Task goal: Quote the whole listing exactly. Leave the pictures out of your copy.
>> Start Dataset section
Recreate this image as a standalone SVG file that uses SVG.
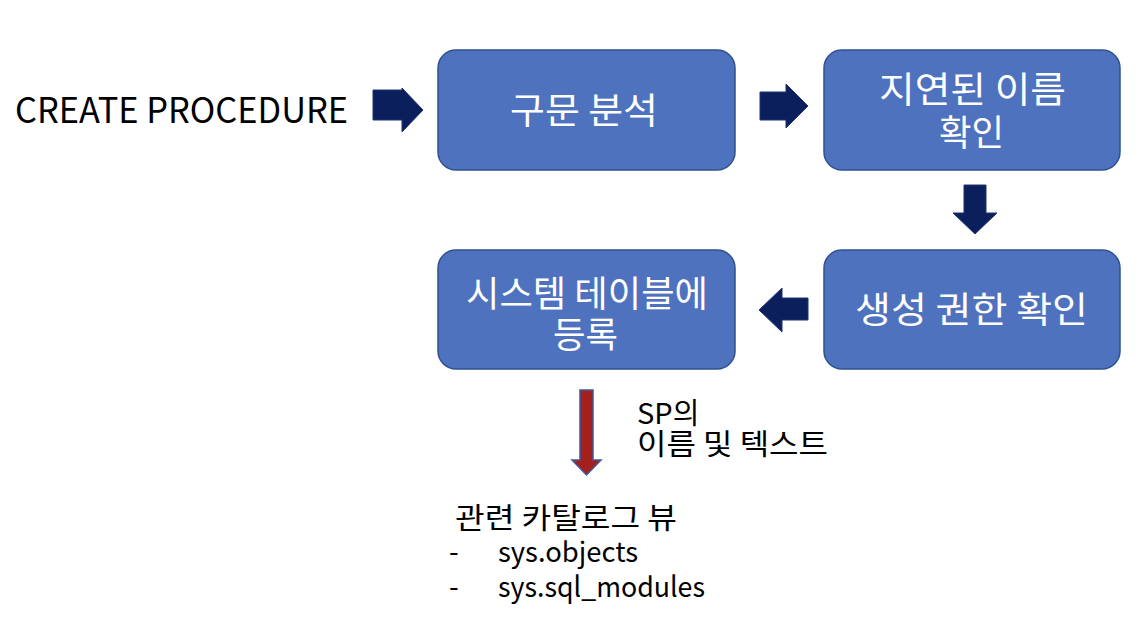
<svg xmlns="http://www.w3.org/2000/svg" width="1146" height="632" viewBox="0 0 1146 632">
<style>
.box{fill:#4F72BE;stroke:#2F528F;stroke-width:1.5}
.bt{fill:#fff;font-family:"Noto Sans CJK KR","Noto Sans",sans-serif;font-size:36px}
.t{fill:#000;font-family:"Noto Sans CJK KR","Noto Sans",sans-serif}
.arr{fill:#0B1F5C;stroke:#1F3470;stroke-width:1}
.red{fill:#A5201C;stroke:#3F58A0;stroke-width:1.5}
</style>
<rect width="1146" height="632" fill="#fff"/>
<text class="t" x="15" y="123" font-size="35" textLength="333" lengthAdjust="spacingAndGlyphs">CREATE PROCEDURE</text>
<g id="n1"><rect class="box" x="438" y="50" width="297" height="120" rx="18"/><text class="bt" x="510" y="124" textLength="148" lengthAdjust="spacingAndGlyphs">구문 분석</text></g>
<g id="n2"><rect class="box" x="824" y="50" width="296" height="120" rx="18"/><text class="bt"><tspan x="879" y="103" textLength="187" lengthAdjust="spacingAndGlyphs">지연된 이름</tspan><tspan x="939" y="146" textLength="65" lengthAdjust="spacingAndGlyphs">확인</tspan></text></g>
<g id="n3"><rect class="box" x="824" y="250" width="296" height="119" rx="18"/><text class="bt" x="855" y="323" textLength="233" lengthAdjust="spacingAndGlyphs">생성 권한 확인</text></g>
<g id="n4"><rect class="box" x="438" y="250" width="297" height="119" rx="18"/><text class="bt"><tspan x="466" y="307" textLength="242" lengthAdjust="spacingAndGlyphs">시스템 테이블에</tspan><tspan x="553" y="348" textLength="65" lengthAdjust="spacingAndGlyphs">등록</tspan></text></g>
<g id="connectors">
<path class="arr" d="M373,90 H402 V88 L423,110 L402,132 V120 H373 Z"/>
<path class="arr" d="M760,92 H786 V84 L808,106 L786,128 V120 H760 Z"/>
<path class="arr" d="M964,185 H986 V213 H997 L975,234 L953,213 H964 Z"/>
<path class="arr" d="M808,298 H782 V288 L759,310 L782,332 V320 H808 Z"/>
<path class="red" d="M580,390 H593 V460 H601 L586.5,475 L572,460 H580 Z"/>
</g>
<g id="labels">
<text class="t" font-size="29"><tspan x="637" y="424">SP의</tspan><tspan x="637" y="455" textLength="191" lengthAdjust="spacingAndGlyphs">이름 및 텍스트</tspan></text>
<text class="t" font-size="29"><tspan x="455" y="529" textLength="222" lengthAdjust="spacingAndGlyphs">관련 카탈로그 뷰</tspan></text>
<text class="t" font-size="28"><tspan x="449" y="562">-</tspan><tspan x="498" y="562" textLength="140" lengthAdjust="spacingAndGlyphs">sys.objects</tspan><tspan x="449" y="597">-</tspan><tspan x="498" y="597" textLength="207" lengthAdjust="spacingAndGlyphs">sys.sql_modules</tspan></text>
</g>
</svg>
>> End Dataset section
Answer for this exercise:
Recreate this image as a standalone SVG file that uses SVG.
<svg xmlns="http://www.w3.org/2000/svg" width="1146" height="632" viewBox="0 0 1146 632">
<style>
.box{fill:#4F72BE;stroke:#2F528F;stroke-width:1.5}
.bt{fill:#fff;font-family:"Noto Sans CJK KR","Noto Sans",sans-serif;font-size:36px}
.t{fill:#000;font-family:"Noto Sans CJK KR","Noto Sans",sans-serif}
.arr{fill:#0B1F5C;stroke:#1F3470;stroke-width:1}
.red{fill:#A5201C;stroke:#3F58A0;stroke-width:1.5}
</style>
<rect width="1146" height="632" fill="#fff"/>
<text class="t" x="15" y="123" font-size="35" textLength="333" lengthAdjust="spacingAndGlyphs">CREATE PROCEDURE</text>
<g id="n1"><rect class="box" x="438" y="50" width="297" height="120" rx="18"/><text class="bt" x="510" y="124" textLength="148" lengthAdjust="spacingAndGlyphs">구문 분석</text></g>
<g id="n2"><rect class="box" x="824" y="50" width="296" height="120" rx="18"/><text class="bt"><tspan x="879" y="103" textLength="187" lengthAdjust="spacingAndGlyphs">지연된 이름</tspan><tspan x="939" y="146" textLength="65" lengthAdjust="spacingAndGlyphs">확인</tspan></text></g>
<g id="n3"><rect class="box" x="824" y="250" width="296" height="119" rx="18"/><text class="bt" x="855" y="323" textLength="233" lengthAdjust="spacingAndGlyphs">생성 권한 확인</text></g>
<g id="n4"><rect class="box" x="438" y="250" width="297" height="119" rx="18"/><text class="bt"><tspan x="466" y="307" textLength="242" lengthAdjust="spacingAndGlyphs">시스템 테이블에</tspan><tspan x="553" y="348" textLength="65" lengthAdjust="spacingAndGlyphs">등록</tspan></text></g>
<g id="connectors">
<path class="arr" d="M373,90 H402 V88 L423,110 L402,132 V120 H373 Z"/>
<path class="arr" d="M760,92 H786 V84 L808,106 L786,128 V120 H760 Z"/>
<path class="arr" d="M964,185 H986 V213 H997 L975,234 L953,213 H964 Z"/>
<path class="arr" d="M808,298 H782 V288 L759,310 L782,332 V320 H808 Z"/>
<path class="red" d="M580,390 H593 V460 H601 L586.5,475 L572,460 H580 Z"/>
</g>
<g id="labels">
<text class="t" font-size="29"><tspan x="637" y="424">SP의</tspan><tspan x="637" y="455" textLength="191" lengthAdjust="spacingAndGlyphs">이름 및 텍스트</tspan></text>
<text class="t" font-size="29"><tspan x="455" y="529" textLength="222" lengthAdjust="spacingAndGlyphs">관련 카탈로그 뷰</tspan></text>
<text class="t" font-size="28"><tspan x="449" y="562">-</tspan><tspan x="498" y="562" textLength="140" lengthAdjust="spacingAndGlyphs">sys.objects</tspan><tspan x="449" y="597">-</tspan><tspan x="498" y="597" textLength="207" lengthAdjust="spacingAndGlyphs">sys.sql_modules</tspan></text>
</g>
</svg>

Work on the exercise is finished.